"Find me, by to-morrow, something absolutely impossible for her to
do."
The fairy brought a great basket full of feathers, plucked from every
kind of bird--nightingales, canaries, linnets, larks, doves, thrushes,
peacocks, ostriches, pheasants, partridges, magpies, eagles--in fact,
if I told them all over, I should never come to an end; and all these
feathers were so mixed up together, that they could not be
distinguished.
"See," said the fairy, "even one of ourselves would find it difficult
to separate these, and arrange them as belonging to each sort of bird.
Command your prisoner to do it; she is sure to fail."
Grognon jumped for joy, sent for the princess, and ordered her to take
her task, and finish it, as before, by set of sun.

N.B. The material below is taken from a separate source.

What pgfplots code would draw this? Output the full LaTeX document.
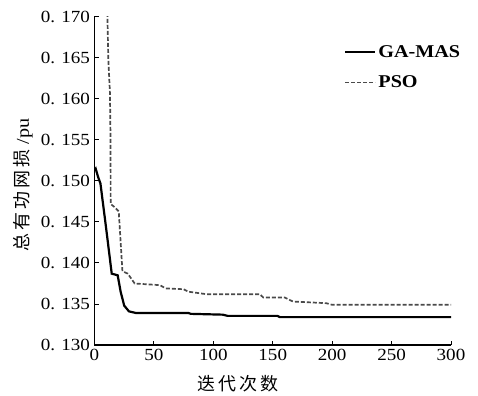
\documentclass[border=0pt]{standalone}
\usepackage{pgfplots}
\pgfplotsset{compat=1.18}
\usepackage{fontspec}
\setmainfont{Liberation Serif}[FakeStretch=1.12]
\newfontfamily\cjk{Noto Sans CJK SC}
\definecolor{psogray}{HTML}{4A4A4A}
\begin{document}
\begin{tikzpicture}
\begin{axis}[
  name=ax,
  scale only axis, width=356.5pt, height=328pt,
  xmin=0, xmax=300, ymin=0.130, ymax=0.170,
  axis x line*=bottom, axis y line*=left,
  axis line style={line width=1.3pt, black, -},
  tick style={line width=1pt, black},
  tick align=inside, major tick length=4pt,
  xtick={0,50,100,150,200,250,300},
  xticklabels={0,50,100,150,200,250,300},
  ytick={0.130,0.135,0.140,0.145,0.150,0.155,0.160,0.165,0.170},
  yticklabels={0. 130,0. 135,0. 140,0. 145,0. 150,0. 155,0. 160,0. 165,0. 170},
  ticklabel style={font=\fontsize{17}{18}\selectfont},
  xticklabel style={yshift=-1pt},
  yticklabel style={xshift=-1pt},
  xlabel={\cjk 迭\kern3pt 代\kern3pt 次\kern3pt 数},
  ylabel={\cjk 总\kern3pt 有\kern3pt 功\kern3pt 网\kern3pt 损\kern5pt\rmfamily /pu},
  xlabel style={at={(axis description cs:0.4025,-0.118)}, anchor=center, font=\fontsize{18}{19}\selectfont},
  ylabel style={at={(axis description cs:-0.200,0.488)}, anchor=center, rotate=0, font=\fontsize{18}{19}\selectfont},
  legend style={draw=none, fill=none, at={(0.70,0.92)}, anchor=north west, inner sep=0pt,
    font=\fontsize{18}{20}\selectfont\bfseries, row sep=13pt, cells={anchor=west}},
  legend image code/.code={\draw[#1] (0pt,0pt) -- (30pt,0pt);},
  clip=true,
]
\addplot[black, line width=2.2pt] coordinates {
(0,0.1513) (1,0.1515) (3,0.1505) (5,0.1497) (10,0.1440) (14.5,0.1387) (19.5,0.1385)
(22,0.1365) (25,0.1348) (29,0.1341) (35,0.1339) (79,0.1339) (81,0.1338) (108,0.1337)
(112,0.13355) (154,0.13355) (156,0.1334) (300,0.1334)
};
\addlegendentry{GA-MAS}
\addplot[psogray, line width=1.7pt, dash pattern=on 4pt off 2pt] coordinates {
(10.8,0.1705) (11.6,0.1650) (13,0.1607) (13.5,0.1550) (13.6,0.1472) (17,0.1468)
(20.4,0.1463) (23.5,0.1390) (28,0.1387) (33.8,0.1375) (55,0.1373) (60,0.1369)
(75,0.1368) (79,0.1365) (94,0.1362) (139,0.1362) (142,0.1358) (160,0.1358)
(167,0.1353) (195,0.1351) (200,0.1349) (300,0.1349)
};
\addlegendentry{PSO}
\end{axis}
\path ([shift={(-94.5pt,-47pt)}]ax.south west) rectangle ([shift={(27pt,17pt)}]ax.north east);
\end{tikzpicture}
\end{document}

Graciosa tried patiently, but she could see no difference in the
feathers; she threw them all back again into the basket, and began to
weep bitterly. "Let me die," said she, "for death only will end my
sorrows. Percinet loves me no longer; if he did, he would already have
been here."
"Here I am, my princess," cried a voice from under the basket; and the
fairy-prince appeared. He gave three taps with his wand--the feathers
flew by millions out of the basket, and arranged themselves in little
heaps, each belonging to a different bird.
"What do I not owe you?" cried Graciosa.
"Love me!" answered the prince, tenderly, and said no more.